Differentiability of electric field due to bounded volume charge distribution In books on electromagnetism, one often sees expressions of Maxwell's equations like $\nabla \cdot \mathbf{E}$ and $\nabla \times \mathbf{E}$. These expressions make sense if $\mathbf{E}$ (which is due to bounded volume charge distribution) is differentiable. I ask this question because in all the textbooks on electromagnetism which I have seen, expressions like $\nabla \cdot \mathbf{E}$ and $\nabla \times \mathbf{E}$ are used and nowhere do they prove the differentiability of $\mathbf{E}$. How can it be justified?
Is the differentiability of $\mathbf{E}$ such a trivial case? If yes, why is it so? If no, why do the books ignore discussing the differentiability of $\mathbf{E}$?
 A: Maxwell's  equations continue to hold even when the fields are not differentiable in the usual sense as they can be interpreted in terms of  "weak" or distributional derivatives. For example, the electric field jumps discontinuously across a surface charge distribution, but $\nabla \cdot {\bf D}= \rho$ remains true with $\rho(x,y,z)=\sigma(x,y) \delta(z)$. This is the case in most of physics, which is why you seldom see differentiably conditions in discussions of vector calculus   in physics texts. There are exceptions of course, so caution is always required. 
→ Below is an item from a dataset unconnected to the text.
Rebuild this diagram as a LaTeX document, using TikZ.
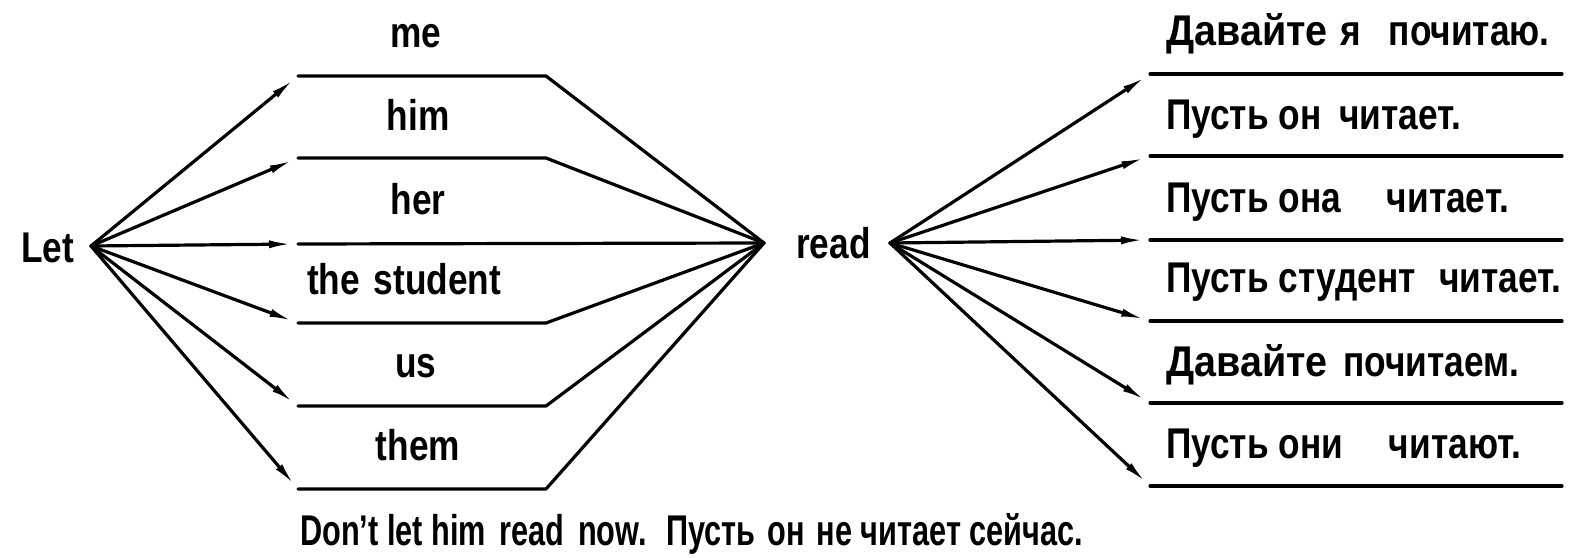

A: Differentiability of the EM fields, like for many other quantities introduced in Physics, is not a property of the world but it is part of the mathematical model we find useful to describe the world.
As such, it is a property whose validity may be judged on an experimental basis. Until the model is in agreement with experiments, the property is valid. As soon we find a significant departure from the experiments we should be ready to change our model.
Actually, for EM fields we know that continuity properties may hold only on a coarse grained scale where the spatial average property of any real measurement allows to deal with smoothly varying quantities. However at the level of a microscopic QFT description a classical EM field emerges only when we can neglect the effect on the local values of the fluctuations of the underlying quantum fields.
Notice, that  even much before QM or QFT entered into the toolbox of physicists, the smoothness of macroscopic fields was considered as a consequence of averaging over spatial regions large with respect to typical atomic length-scales but small with respect to the typical length of variation of the fields.
This is exactly the analog of a classical trajectory. We know that it does not exist at the QM level, still it is a very good approximation, with all possible smoothness, if we have to deal with planetary orbits.